**Given data**

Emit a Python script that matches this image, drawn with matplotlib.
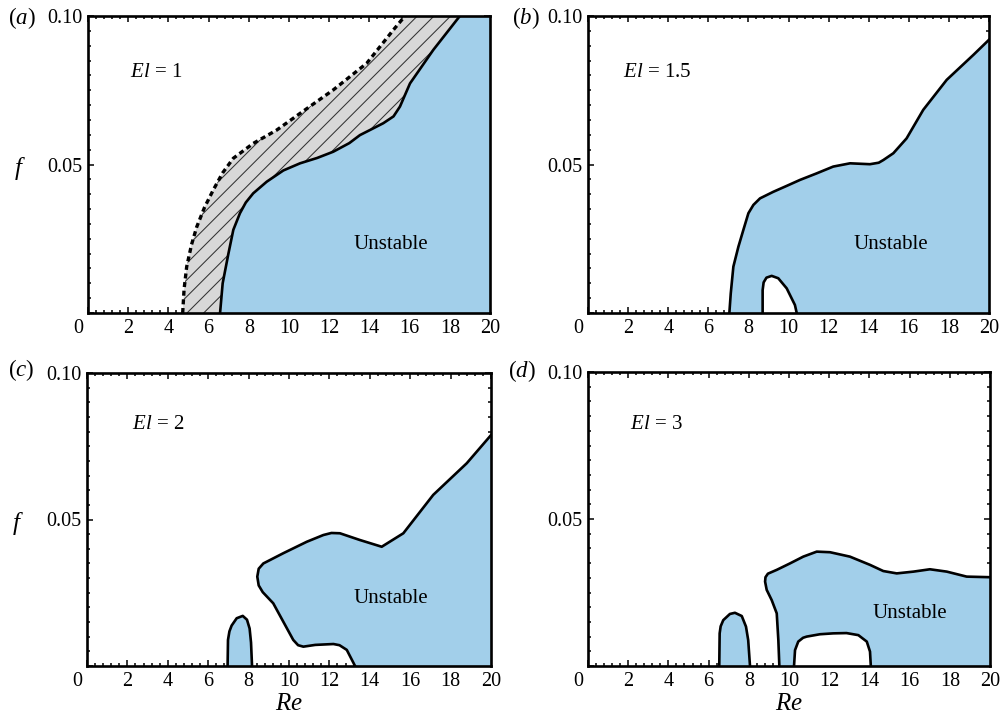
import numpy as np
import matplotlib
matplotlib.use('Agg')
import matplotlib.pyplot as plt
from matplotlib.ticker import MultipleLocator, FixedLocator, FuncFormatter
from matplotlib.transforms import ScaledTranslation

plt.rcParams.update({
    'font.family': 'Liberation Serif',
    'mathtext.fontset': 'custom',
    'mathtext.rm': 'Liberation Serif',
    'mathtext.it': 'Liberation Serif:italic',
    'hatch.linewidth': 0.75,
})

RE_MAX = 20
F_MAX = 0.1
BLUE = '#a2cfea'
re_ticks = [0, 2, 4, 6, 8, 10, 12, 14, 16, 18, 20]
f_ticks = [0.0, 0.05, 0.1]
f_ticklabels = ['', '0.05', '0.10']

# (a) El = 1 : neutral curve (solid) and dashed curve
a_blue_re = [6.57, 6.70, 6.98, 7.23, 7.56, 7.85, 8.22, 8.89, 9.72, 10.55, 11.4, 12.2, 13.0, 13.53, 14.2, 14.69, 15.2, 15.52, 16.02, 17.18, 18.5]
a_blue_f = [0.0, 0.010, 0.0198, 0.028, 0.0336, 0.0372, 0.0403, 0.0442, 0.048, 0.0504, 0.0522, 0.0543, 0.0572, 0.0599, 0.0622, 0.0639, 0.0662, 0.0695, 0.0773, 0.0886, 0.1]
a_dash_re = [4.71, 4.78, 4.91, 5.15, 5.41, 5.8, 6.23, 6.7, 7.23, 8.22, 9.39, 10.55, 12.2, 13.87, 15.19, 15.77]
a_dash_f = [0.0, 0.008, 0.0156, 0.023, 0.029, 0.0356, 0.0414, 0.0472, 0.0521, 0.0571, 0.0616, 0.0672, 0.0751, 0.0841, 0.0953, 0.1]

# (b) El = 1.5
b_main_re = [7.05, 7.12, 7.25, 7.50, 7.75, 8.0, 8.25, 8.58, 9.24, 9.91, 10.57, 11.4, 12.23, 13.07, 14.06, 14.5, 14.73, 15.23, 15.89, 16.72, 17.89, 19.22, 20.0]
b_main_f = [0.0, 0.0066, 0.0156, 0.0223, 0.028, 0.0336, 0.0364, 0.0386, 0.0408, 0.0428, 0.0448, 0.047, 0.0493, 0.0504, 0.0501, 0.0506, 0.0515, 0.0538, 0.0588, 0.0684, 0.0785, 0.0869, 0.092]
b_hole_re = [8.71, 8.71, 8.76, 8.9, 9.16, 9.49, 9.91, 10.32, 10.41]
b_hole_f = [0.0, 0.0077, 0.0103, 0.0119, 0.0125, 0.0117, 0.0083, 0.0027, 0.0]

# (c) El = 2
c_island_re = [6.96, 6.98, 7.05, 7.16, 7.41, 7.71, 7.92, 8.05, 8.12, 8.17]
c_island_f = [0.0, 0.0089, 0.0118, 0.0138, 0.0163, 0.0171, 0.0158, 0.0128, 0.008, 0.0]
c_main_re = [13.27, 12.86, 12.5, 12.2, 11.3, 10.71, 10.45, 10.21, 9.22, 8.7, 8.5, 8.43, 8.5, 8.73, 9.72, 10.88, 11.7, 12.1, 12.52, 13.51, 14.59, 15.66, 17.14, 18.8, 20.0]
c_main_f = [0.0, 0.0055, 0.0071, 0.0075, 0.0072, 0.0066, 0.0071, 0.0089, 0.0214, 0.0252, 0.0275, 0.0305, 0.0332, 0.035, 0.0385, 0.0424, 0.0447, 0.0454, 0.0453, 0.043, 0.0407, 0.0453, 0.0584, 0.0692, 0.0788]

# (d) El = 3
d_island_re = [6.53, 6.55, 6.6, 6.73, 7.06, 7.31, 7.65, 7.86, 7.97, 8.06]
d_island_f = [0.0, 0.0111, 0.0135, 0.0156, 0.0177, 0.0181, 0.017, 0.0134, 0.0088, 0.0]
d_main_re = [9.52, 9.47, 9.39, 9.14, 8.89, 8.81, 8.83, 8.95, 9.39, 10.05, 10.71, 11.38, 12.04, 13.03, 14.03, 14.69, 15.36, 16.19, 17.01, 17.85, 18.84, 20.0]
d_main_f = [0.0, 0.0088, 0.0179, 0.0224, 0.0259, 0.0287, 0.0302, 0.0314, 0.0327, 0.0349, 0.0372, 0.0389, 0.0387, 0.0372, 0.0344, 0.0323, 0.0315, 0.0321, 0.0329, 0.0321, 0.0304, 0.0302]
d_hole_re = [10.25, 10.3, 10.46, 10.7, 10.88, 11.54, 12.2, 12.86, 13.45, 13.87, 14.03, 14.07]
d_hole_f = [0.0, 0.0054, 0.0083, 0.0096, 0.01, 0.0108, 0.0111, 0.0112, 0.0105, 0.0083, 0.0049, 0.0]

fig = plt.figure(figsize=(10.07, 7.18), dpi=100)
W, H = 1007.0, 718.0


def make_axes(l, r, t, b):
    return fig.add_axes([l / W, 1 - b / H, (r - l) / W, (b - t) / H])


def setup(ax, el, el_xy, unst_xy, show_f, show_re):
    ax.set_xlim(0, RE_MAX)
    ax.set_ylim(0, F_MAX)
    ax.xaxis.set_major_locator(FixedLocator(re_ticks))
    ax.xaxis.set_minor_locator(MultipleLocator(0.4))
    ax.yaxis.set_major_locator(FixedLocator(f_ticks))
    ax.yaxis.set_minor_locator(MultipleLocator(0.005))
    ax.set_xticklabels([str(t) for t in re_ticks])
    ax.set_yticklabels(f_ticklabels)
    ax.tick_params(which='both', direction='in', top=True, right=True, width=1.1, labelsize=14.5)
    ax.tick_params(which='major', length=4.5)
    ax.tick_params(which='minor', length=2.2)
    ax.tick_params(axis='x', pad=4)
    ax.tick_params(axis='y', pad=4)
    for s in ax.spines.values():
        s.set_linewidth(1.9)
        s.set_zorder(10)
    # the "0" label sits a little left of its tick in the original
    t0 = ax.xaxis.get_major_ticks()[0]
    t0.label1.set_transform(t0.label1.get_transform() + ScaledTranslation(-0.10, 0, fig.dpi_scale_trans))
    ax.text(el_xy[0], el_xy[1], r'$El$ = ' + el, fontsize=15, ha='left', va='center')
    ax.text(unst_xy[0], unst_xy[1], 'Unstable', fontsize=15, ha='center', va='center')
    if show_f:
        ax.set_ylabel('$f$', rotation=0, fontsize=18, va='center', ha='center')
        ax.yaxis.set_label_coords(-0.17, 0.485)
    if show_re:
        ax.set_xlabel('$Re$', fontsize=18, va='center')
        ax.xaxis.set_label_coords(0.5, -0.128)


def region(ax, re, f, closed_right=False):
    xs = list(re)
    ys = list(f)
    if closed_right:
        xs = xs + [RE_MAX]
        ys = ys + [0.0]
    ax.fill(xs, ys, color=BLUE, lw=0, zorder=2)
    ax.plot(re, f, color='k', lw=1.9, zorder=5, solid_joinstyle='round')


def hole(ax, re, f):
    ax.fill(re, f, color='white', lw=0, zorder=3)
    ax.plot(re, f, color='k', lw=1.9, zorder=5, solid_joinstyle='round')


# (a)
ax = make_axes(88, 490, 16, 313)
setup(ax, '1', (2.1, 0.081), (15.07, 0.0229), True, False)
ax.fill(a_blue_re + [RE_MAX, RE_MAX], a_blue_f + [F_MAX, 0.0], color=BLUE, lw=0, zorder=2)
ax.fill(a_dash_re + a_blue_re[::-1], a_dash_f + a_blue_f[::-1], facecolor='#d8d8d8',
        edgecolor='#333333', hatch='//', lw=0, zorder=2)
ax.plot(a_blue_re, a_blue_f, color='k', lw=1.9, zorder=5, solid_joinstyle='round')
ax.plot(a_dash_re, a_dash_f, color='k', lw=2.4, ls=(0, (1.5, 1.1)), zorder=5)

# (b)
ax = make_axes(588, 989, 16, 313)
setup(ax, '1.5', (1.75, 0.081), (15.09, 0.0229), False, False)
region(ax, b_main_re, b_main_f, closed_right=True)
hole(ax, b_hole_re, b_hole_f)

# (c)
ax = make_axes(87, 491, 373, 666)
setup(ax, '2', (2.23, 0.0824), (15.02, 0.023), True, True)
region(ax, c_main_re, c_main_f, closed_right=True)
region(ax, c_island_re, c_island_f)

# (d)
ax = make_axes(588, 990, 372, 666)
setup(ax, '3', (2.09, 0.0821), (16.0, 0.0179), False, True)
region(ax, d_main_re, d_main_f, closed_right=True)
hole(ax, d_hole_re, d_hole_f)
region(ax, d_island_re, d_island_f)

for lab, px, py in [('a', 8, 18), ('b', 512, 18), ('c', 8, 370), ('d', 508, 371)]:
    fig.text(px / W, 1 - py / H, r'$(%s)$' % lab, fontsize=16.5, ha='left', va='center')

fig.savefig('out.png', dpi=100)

**Goal of the exercise**
From the first line of the listing above, repeat every line through the one holding "0.0841, 0.0953, 0.1]". Both ends count, and pictures stay out.

**Worked solution**
Emit a Python script that matches this image, drawn with matplotlib.
import numpy as np
import matplotlib
matplotlib.use('Agg')
import matplotlib.pyplot as plt
from matplotlib.ticker import MultipleLocator, FixedLocator, FuncFormatter
from matplotlib.transforms import ScaledTranslation

plt.rcParams.update({
    'font.family': 'Liberation Serif',
    'mathtext.fontset': 'custom',
    'mathtext.rm': 'Liberation Serif',
    'mathtext.it': 'Liberation Serif:italic',
    'hatch.linewidth': 0.75,
})

RE_MAX = 20
F_MAX = 0.1
BLUE = '#a2cfea'
re_ticks = [0, 2, 4, 6, 8, 10, 12, 14, 16, 18, 20]
f_ticks = [0.0, 0.05, 0.1]
f_ticklabels = ['', '0.05', '0.10']

# (a) El = 1 : neutral curve (solid) and dashed curve
a_blue_re = [6.57, 6.70, 6.98, 7.23, 7.56, 7.85, 8.22, 8.89, 9.72, 10.55, 11.4, 12.2, 13.0, 13.53, 14.2, 14.69, 15.2, 15.52, 16.02, 17.18, 18.5]
a_blue_f = [0.0, 0.010, 0.0198, 0.028, 0.0336, 0.0372, 0.0403, 0.0442, 0.048, 0.0504, 0.0522, 0.0543, 0.0572, 0.0599, 0.0622, 0.0639, 0.0662, 0.0695, 0.0773, 0.0886, 0.1]
a_dash_re = [4.71, 4.78, 4.91, 5.15, 5.41, 5.8, 6.23, 6.7, 7.23, 8.22, 9.39, 10.55, 12.2, 13.87, 15.19, 15.77]
a_dash_f = [0.0, 0.008, 0.0156, 0.023, 0.029, 0.0356, 0.0414, 0.0472, 0.0521, 0.0571, 0.0616, 0.0672, 0.0751, 0.0841, 0.0953, 0.1]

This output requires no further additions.